As duas campanhas o procuraram e ele disse que conversará com quem quiser conversar com ele. O problema é que, enquanto a campanha de Biden disse “vamos conversar após as eleições”, a campanha de Trump disse “vamos conversar já e, se possível, inserir o que for possível no Platinum Plan de Trump”. Isso causou furor na senzala ideológica dos democratas, que estão – pasme, fiel leitor! – acusando Cube de estar sendo usado politicamente pelos republicanos; como se não soubessem quem é O’Shea Jackson, vulgo Ice Cube! Ele tem insistido, diante da acusação de ter mudado de lado e estar apoiando a candidatura de Trump, que seu manifesto chama-se Contrato com a América Negra e não com governo A ou B. E que conhece as artimanhas políticas, mas não se importa, o que ele quer ver é, na prática, o que vai acontecer.

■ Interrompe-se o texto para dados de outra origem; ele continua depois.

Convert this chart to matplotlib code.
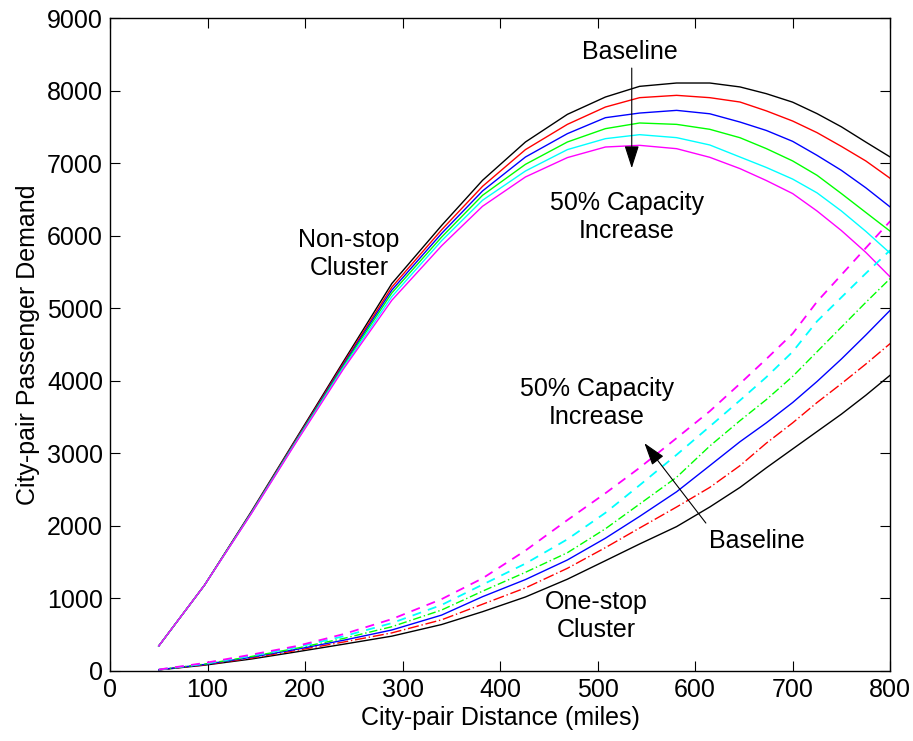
import numpy as np
import matplotlib
matplotlib.use('Agg')
import matplotlib.pyplot as plt

plt.rcParams['font.family'] = ['Liberation Sans', 'DejaVu Sans']

# city-pair distance (miles)
dist = [50, 97, 145, 192, 240, 289, 340, 382, 426, 469, 508, 543, 581,
        615, 646, 673, 700, 725, 750, 775, 800]

# non-stop cluster demand, baseline -> 50% capacity increase
ns_black = [345, 1185, 2200, 3230, 4280, 5340, 6140, 6763, 7291, 7672, 7911,
            8058, 8104, 8104, 8050, 7957, 7840, 7682, 7500, 7290, 7084]
ns_red = [345, 1185, 2190, 3215, 4255, 5290, 6080, 6680, 7186, 7534, 7773,
          7902, 7934, 7902, 7842, 7720, 7580, 7420, 7230, 7030, 6790]
ns_blue = [345, 1185, 2185, 3205, 4235, 5250, 6030, 6616, 7084, 7406, 7626,
           7690, 7727, 7680, 7566, 7450, 7300, 7107, 6900, 6660, 6395]
ns_green = [345, 1185, 2180, 3195, 4215, 5210, 5980, 6556, 6983, 7291, 7475,
            7553, 7534, 7466, 7350, 7200, 7030, 6832, 6580, 6320, 6061]
ns_cyan = [345, 1185, 2175, 3185, 4195, 5160, 5930, 6488, 6891, 7186, 7337,
           7392, 7351, 7250, 7084, 6940, 6780, 6590, 6340, 6060, 5758]
ns_magenta = [345, 1185, 2170, 3175, 4175, 5110, 5860, 6405, 6809, 7076, 7222,
              7245, 7199, 7080, 6924, 6760, 6580, 6340, 6070, 5770, 5431]

# one-stop cluster demand
os_black = [15, 80, 165, 265, 370, 480, 640, 817, 1020, 1265, 1520, 1750,
            1990, 2260, 2530, 2800, 3060, 3300, 3540, 3800, 4077]
os_red = [16, 85, 178, 285, 400, 525, 705, 920, 1145, 1415, 1700, 1970,
          2260, 2530, 2830, 3140, 3420, 3700, 3960, 4230, 4513]
os_blue = [17, 90, 190, 300, 425, 565, 770, 1024, 1260, 1530, 1830, 2130,
           2470, 2830, 3160, 3420, 3700, 3990, 4300, 4630, 4972]
os_green = [18, 95, 200, 315, 450, 610, 840, 1100, 1360, 1630, 1960, 2300,
            2670, 3100, 3450, 3740, 4060, 4400, 4740, 5080, 5409]
os_cyan = [19, 100, 210, 330, 480, 660, 910, 1190, 1480, 1815, 2180, 2560,
           2980, 3370, 3730, 4050, 4400, 4820, 5150, 5480, 5800]
os_magenta = [20, 110, 225, 345, 510, 715, 990, 1277, 1660, 2080, 2450, 2800,
              3210, 3580, 3960, 4300, 4650, 5090, 5460, 5830, 6200]

fig = plt.figure(figsize=(9.13, 7.41), dpi=100)
ax = fig.add_axes([0.1205, 0.0945, 0.8545, 0.8812])

lw = 1.0
ax.plot(dist, ns_black, 'k', lw=lw)
ax.plot(dist, ns_red, 'r', lw=lw)
ax.plot(dist, ns_blue, 'b', lw=lw)
ax.plot(dist, ns_green, color='#00ff00', lw=lw)
ax.plot(dist, ns_cyan, color='#00ffff', lw=lw)
ax.plot(dist, ns_magenta, color='#ff00ff', lw=lw)

ax.plot(dist, os_black, 'k-', lw=lw)
ax.plot(dist, os_red, 'r-.', lw=lw, dashes=(8, 2, 1, 2))
ax.plot(dist, os_blue, 'b-', lw=lw)
ax.plot(dist, os_green, '-.', color='#00ff00', lw=lw, dashes=(6, 2, 1, 2))
ax.plot(dist, os_cyan, '--', color='#00ffff', lw=1.3, dashes=(5, 4))
ax.plot(dist, os_magenta, '--', color='#ff00ff', lw=1.3, dashes=(5, 4))

fs = 18
ls = 1.2
ax.text(533, 8526, 'Baseline', fontsize=fs, ha='center', va='center')
ax.annotate('', xy=(535, 6930), xytext=(535, 8310),
            arrowprops=dict(arrowstyle='-|>,head_length=1.4,head_width=0.45',
                            color='k', lw=0.8, shrinkA=0, shrinkB=0))
ax.text(530, 6253, '50% Capacity\nIncrease', fontsize=fs, ha='center',
        va='center', linespacing=ls)
ax.text(245, 5744, 'Non-stop\nCluster', fontsize=fs, ha='center',
        va='center', linespacing=ls)
ax.text(499, 3691, '50% Capacity\nIncrease', fontsize=fs, ha='center',
        va='center', linespacing=ls)
ax.annotate('', xy=(548, 3140), xytext=(611, 2039),
            arrowprops=dict(arrowstyle='-|>,head_length=1.4,head_width=0.45',
                            color='k', lw=0.8, shrinkA=0, shrinkB=0))
ax.text(663, 1790, 'Baseline', fontsize=fs, ha='center', va='center')
ax.text(499, 758, 'One-stop\nCluster', fontsize=fs, ha='center',
        va='center', linespacing=ls)

ax.set_xlim(0, 800)
ax.set_ylim(0, 9000)
ax.set_xticks(np.arange(0, 801, 100))
ax.set_yticks(np.arange(0, 9001, 1000))
ax.tick_params(direction='in', top=True, right=True, length=7, width=0.8,
               labelsize=fs, pad=5)
for s in ax.spines.values():
    s.set_linewidth(1.0)
ax.set_xlabel('City-pair Distance (miles)', fontsize=fs, labelpad=3)
ax.set_ylabel('City-pair Passenger Demand', fontsize=fs, labelpad=5)

plt.savefig('out.png', dpi=100)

Mas o cúmulo da desfaçatez foi a entrevista que ele deu ao jornalista Chris Cuomo, da CNN – uma sucursal do Partido Democrata. O irmão do governador de NY, Andrew Cuomo, democrata da velha guarda, inicia a entrevista visivelmente incomodado, dizendo que Cube mudou de lado; mas foi prontamente corrigido:

Sua introdução é um pouco enganosa. O Plano Platinum não é meu plano. Eu criei o Contrato com a América Negra [CWBA]. Não corri para trabalhar com nenhuma campanha. Ambas as campanhas me contataram. Ambas as campanhas queriam falar comigo sobre o Contrato com a América Negra... Eu não fui ao encontro de ninguém, então suas palavras foram realmente enganosas para mim. Você disse que corri para a equipe Trump em vez da equipe Biden, e isso não é verdade. Estou disposto a trabalhar com ambas as equipes. Estou apenas trabalhando com quem estiver disposto a trabalhar comigo.

E depois corrigiu novamente Cuomo: “Eu não confio em nenhum deles. Eu estou apenas agindo; isso é tudo que estou fazendo. Não estou atrás de palavras, retórica, manipulação midiática – eu não estou nem aí para isso. Eu não estou no time de ninguém. Eu não estou no time azul, não estou no time vermelho. Sou uma pessoa independente e creio que é o que os negros precisam fazer, se tornarem independentes, e precisamos conseguir algo pelo nosso voto... Estou trabalhando com quem está no poder. Quem quer que ganhe irá me ouvir”.

Ice Cube não é republicano e não disse nada em favor do partido, mas só a possibilidade de sentar para uma conversa com Trump, para essa turba de fanáticos democratas, é o fim do mundo

Essa é só uma parte dos ataques aos quais Cube vem respondendo por ter ousado ser independente. Após a entrevista, Cuomo se juntou a Don Lemon, âncora negro da CNN, que criticou a postura de Cube – que lhe respondeu, numa rede social, de forma nada amistosa. Ou seja, a lenda do hip hop está sentindo o calor do autoritarismo progressista americano, com sua máquina de triturar o contraditório e a independência, colocando, inclusive, negros contra negros, numa notória escravização ideológica. Cube não é republicano e não disse nada em favor do partido, mas só a possibilidade de sentar para uma conversa, para essa turba de fanáticos, é o fim do mundo. Enquanto isso, conservadores negros estão tentando redpillar Cube; é do jogo.

Alguém que, recentemente, escreveu uma música pedindo para que prendessem o presidente – se referindo claramente a Trump – e depois tem coragem de dar um passo atrás e assumir que é impossível conseguir algo, pela via política, sem considerar que Trump pode, de fato, ser reeleito, mostra que está verdadeiramente preocupado com seu povo e não com as ideologias dos famigerados white liberals (liberal, no sentido americano, é “progressista”), tão criticados por Malcolm X.

Ps.: Agradeço amigo Edson Cadette, do site ladobny.com, que me chamou a atenção para a entrevista.